**Challenge**: Transcribe every line from the top down to the line with "import * as d3 from 'd3';", both ends included, but not the pictures.

- - -

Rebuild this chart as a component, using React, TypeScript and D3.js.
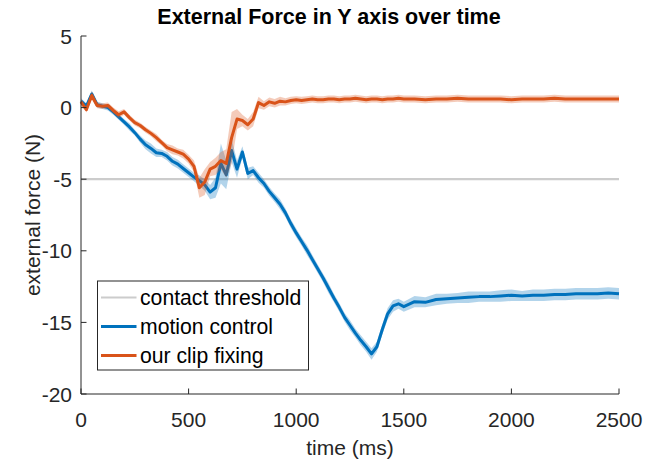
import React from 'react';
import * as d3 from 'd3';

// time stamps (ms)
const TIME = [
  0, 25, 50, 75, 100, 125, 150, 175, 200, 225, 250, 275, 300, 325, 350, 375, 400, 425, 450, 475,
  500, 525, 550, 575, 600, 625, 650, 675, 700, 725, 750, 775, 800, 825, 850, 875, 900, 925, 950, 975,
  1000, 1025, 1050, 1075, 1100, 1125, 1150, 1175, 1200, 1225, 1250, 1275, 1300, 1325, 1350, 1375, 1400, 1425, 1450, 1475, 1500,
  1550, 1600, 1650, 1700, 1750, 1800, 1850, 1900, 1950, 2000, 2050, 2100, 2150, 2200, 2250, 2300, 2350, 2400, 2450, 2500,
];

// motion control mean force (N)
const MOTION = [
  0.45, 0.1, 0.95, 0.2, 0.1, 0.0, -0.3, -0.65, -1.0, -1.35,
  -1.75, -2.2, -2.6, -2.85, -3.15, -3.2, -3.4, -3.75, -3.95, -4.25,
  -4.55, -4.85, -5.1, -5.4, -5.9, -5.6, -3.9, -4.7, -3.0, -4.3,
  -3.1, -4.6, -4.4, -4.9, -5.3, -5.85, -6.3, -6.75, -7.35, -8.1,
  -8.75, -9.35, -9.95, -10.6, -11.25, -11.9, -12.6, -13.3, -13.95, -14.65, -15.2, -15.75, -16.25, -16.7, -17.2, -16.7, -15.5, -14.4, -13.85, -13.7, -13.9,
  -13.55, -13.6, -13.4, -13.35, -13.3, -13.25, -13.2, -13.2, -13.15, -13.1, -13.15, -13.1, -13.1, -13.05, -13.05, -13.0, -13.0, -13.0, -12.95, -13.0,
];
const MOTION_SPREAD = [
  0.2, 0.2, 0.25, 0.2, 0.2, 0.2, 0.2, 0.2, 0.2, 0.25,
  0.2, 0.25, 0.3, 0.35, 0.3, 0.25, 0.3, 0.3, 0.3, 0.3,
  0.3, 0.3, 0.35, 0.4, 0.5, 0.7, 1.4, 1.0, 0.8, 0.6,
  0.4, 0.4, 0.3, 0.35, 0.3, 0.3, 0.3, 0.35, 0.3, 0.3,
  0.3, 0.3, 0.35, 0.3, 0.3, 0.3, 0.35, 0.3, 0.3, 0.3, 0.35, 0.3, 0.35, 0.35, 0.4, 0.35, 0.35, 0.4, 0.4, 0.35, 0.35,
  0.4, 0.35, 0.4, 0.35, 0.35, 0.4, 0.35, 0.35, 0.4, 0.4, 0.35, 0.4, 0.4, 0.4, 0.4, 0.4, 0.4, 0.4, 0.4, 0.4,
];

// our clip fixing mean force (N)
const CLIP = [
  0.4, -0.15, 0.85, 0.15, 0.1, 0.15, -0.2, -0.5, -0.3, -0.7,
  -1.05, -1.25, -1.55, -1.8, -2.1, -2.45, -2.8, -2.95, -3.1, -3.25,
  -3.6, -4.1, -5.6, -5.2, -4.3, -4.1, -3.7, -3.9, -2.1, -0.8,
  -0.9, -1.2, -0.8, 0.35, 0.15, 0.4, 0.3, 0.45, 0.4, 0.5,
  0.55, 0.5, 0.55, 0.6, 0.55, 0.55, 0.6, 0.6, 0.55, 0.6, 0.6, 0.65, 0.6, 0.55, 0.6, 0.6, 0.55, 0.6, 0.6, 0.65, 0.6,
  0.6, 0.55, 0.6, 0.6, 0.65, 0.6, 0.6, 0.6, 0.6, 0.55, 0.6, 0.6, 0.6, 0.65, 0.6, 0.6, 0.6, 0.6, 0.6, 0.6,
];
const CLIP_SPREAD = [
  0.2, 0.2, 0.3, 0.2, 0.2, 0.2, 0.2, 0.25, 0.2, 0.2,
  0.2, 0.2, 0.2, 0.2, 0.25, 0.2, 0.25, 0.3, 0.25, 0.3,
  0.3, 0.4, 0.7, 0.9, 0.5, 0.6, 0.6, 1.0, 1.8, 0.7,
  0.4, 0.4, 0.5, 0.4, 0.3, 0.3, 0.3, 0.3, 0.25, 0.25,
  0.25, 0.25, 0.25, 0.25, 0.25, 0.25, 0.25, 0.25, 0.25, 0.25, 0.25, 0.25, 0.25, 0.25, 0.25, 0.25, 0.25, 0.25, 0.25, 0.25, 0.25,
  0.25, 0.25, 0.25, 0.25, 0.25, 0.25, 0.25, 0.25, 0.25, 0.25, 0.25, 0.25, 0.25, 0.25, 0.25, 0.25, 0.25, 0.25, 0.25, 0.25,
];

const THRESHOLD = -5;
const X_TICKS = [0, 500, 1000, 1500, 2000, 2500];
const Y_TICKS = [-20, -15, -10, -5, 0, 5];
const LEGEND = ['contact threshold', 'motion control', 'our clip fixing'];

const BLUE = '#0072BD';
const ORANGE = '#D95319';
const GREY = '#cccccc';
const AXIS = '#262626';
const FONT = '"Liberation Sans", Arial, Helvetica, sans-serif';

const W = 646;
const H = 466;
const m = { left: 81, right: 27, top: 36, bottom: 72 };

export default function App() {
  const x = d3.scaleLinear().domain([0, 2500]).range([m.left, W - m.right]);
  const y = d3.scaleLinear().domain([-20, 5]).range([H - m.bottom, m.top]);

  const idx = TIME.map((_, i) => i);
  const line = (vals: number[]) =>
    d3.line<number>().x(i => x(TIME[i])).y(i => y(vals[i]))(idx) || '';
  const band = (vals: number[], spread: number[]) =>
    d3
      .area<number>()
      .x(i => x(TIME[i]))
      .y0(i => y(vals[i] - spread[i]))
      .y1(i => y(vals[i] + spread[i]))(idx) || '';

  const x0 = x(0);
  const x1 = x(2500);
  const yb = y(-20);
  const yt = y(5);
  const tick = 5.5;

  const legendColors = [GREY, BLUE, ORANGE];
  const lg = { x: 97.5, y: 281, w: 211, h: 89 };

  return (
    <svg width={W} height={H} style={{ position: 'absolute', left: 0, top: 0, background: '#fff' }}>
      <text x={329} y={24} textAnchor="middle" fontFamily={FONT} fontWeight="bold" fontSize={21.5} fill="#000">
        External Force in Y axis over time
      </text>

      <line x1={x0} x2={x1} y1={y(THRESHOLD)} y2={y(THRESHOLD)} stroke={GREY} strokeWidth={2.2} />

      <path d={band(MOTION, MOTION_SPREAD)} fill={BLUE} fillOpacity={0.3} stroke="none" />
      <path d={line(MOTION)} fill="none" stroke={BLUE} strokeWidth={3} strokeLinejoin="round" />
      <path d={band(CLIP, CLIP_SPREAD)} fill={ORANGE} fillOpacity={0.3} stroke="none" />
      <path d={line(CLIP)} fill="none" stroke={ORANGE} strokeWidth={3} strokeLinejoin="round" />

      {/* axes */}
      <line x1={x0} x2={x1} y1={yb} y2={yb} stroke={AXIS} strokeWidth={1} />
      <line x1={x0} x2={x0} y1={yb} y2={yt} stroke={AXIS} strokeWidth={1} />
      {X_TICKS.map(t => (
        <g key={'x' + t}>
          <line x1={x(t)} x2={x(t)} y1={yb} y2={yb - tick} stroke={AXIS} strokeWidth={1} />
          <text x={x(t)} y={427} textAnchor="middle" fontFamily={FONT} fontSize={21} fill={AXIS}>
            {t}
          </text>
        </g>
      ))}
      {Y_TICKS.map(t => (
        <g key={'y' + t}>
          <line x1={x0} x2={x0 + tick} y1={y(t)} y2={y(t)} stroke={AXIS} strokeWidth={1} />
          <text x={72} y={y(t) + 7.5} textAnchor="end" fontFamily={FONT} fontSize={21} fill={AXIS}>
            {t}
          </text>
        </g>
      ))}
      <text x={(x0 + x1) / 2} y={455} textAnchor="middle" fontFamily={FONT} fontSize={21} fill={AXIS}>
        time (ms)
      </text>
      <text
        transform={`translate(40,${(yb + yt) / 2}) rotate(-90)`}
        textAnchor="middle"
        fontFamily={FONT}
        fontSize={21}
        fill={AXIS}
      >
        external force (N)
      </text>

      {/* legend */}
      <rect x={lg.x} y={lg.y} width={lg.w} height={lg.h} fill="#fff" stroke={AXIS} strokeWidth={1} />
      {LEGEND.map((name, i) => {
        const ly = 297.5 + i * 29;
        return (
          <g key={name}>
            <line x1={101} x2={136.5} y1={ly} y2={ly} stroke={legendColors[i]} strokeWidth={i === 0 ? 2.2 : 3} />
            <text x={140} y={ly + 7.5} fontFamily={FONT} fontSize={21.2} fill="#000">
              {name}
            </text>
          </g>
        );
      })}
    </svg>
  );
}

- - -

**Finished answer**:
Rebuild this chart as a component, using React, TypeScript and D3.js.
import React from 'react';
import * as d3 from 'd3';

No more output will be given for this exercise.